Despite the appellant's age, the sentences of two of his accomplices, and the lack of prosecution of another alleged accomplice, the appellant's sentence was not disproportionate and he was afforded the individualized sentencing to which he was entitled.
As required by § 13A-5-53, Ala.Code 1975, we address the propriety of the appellant's conviction and sentence of death. The appellant was indicted and convicted of capital murder, see § 13A-5-40(a)(2), Ala.Code 1975, for intentionally causing the death of Edward Lee Williams during robbery in the first degree.
The record reflects that the appellant's sentence was not imposed under the influence of passion, prejudice, or any other arbitrary factor. See § 13A-5-53(b)(1), Ala.Code 1975.
A review of the record shows that the trial court correctly found the existence of one aggravating circumstance: that the capital offense was committed while the appellant was engaged in the commission of or the attempt to commit or flight after committing or attempting to commit robbery in the first degree. § 13A-5-49(4).

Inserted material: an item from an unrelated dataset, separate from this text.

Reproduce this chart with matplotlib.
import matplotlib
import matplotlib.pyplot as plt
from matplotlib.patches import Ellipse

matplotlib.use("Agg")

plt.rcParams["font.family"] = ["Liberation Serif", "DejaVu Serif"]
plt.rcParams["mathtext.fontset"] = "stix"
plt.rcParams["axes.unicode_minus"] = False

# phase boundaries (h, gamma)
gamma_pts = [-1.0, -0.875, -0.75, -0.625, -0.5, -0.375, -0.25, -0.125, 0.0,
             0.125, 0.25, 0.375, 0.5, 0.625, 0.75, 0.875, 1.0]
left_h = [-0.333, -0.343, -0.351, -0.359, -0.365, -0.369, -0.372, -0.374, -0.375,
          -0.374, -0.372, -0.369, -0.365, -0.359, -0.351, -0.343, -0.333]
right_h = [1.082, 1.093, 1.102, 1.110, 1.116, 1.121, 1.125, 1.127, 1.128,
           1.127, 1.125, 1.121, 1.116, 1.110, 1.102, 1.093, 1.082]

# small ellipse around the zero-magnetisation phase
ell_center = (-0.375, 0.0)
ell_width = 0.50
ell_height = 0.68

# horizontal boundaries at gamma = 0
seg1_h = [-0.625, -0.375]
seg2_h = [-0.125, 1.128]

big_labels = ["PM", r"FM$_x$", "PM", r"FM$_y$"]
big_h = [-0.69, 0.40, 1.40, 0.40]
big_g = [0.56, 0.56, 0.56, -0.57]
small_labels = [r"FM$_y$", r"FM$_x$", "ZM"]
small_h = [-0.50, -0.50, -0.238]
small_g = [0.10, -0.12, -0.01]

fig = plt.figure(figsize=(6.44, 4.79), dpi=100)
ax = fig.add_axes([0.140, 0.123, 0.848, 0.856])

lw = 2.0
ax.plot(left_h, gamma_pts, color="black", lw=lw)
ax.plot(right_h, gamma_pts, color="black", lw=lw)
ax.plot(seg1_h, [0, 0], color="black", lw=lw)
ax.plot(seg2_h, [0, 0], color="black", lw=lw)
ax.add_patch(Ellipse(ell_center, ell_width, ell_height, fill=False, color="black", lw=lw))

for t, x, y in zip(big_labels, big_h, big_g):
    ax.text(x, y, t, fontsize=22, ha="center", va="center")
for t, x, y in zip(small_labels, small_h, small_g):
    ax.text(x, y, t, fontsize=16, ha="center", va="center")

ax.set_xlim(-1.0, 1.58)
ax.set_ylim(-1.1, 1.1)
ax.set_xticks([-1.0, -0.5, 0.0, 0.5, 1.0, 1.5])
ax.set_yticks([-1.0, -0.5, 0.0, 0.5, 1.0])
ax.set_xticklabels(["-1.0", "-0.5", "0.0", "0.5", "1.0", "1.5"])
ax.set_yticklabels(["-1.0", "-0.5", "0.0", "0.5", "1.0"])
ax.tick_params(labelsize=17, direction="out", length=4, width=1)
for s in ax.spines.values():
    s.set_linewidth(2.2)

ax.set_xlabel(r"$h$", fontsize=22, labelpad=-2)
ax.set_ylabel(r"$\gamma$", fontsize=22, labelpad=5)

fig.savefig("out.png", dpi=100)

The trial court correctly found the existence of two statutory mitigating circumstances: that the appellant had no significant history of prior criminal activity, and that the appellant was 18 years old at the time of the offense. The trial court also correctly found the existence of certain nonstatutory mitigating circumstances: a difficult childhood following the divorce of his parents, a good reputation, and a substantially good record for a person of his age. The trial court weighed the mitigating and aggravating circumstances and properly determined that the aggravating circumstance outweighed the statutory mitigating circumstances and nonstatutory mitigating circumstances. We agree with the trial court's findings.
As required by § 13A-5-53(b)(2), Ala.Code 1975, this Court must independently weigh the aggravating and mitigating circumstances to determine the propriety of the appellant's death sentence. After an independent weighing of those circumstances, this Court is convinced that the appellant's sentence of death is the appropriate sentence.
Pursuant to § 13A-5-53(b)(3), Ala.Code 1975, this Court must address whether the appellant's sentence was disproportionate or excessive when compared to sentences imposed in similar cases. The appellant's sentence was neither. See Burgess v. State, [Ms. CR-94-0475, December 18, 1998] ---So.2d ---- (Ala.Cr.App.1998); Hardy v. State, [Ms. CR-95-0589, March 26, 1999] --- So.2d ---- (Ala.Cr.App.1999); Melson v. State, 775 So.2d 857 (Ala.Cr.App.1999); Price v. State, 725 So.2d 1003 (Ala.Cr.App.1997), aff'd, 725 So.2d 1063 (Ala.1998); Kuenzel v. State, 577 So.2d 474 (Ala.Cr.App.1990), aff'd, 577 So.2d 531 (Ala.), cert. denied, 502 U.S. 886, 112 S.Ct. 242, 116 L.Ed.2d 197 (1991). In fact, two-thirds of the death sentences imposed in Alabama involve cases of robbery/murder. Beck v. State, 396 So.2d 645, 654 n. 5 (Ala.1980).
We have searched the entire record for any error that might have adversely affected the appellant's substantial rights and have found none. Rule 45A, Ala.R.App.P.
The judgment of the circuit court is due to be, and it is hereby, affirmed.
1. His objection at one point implied that he had learned of the videotape one day before its admission; another objection to its admission alleged that he had learned of it two days before its admission.
LONG, P.J., and COBB, BASCHAB, and FRY, JJ., concur.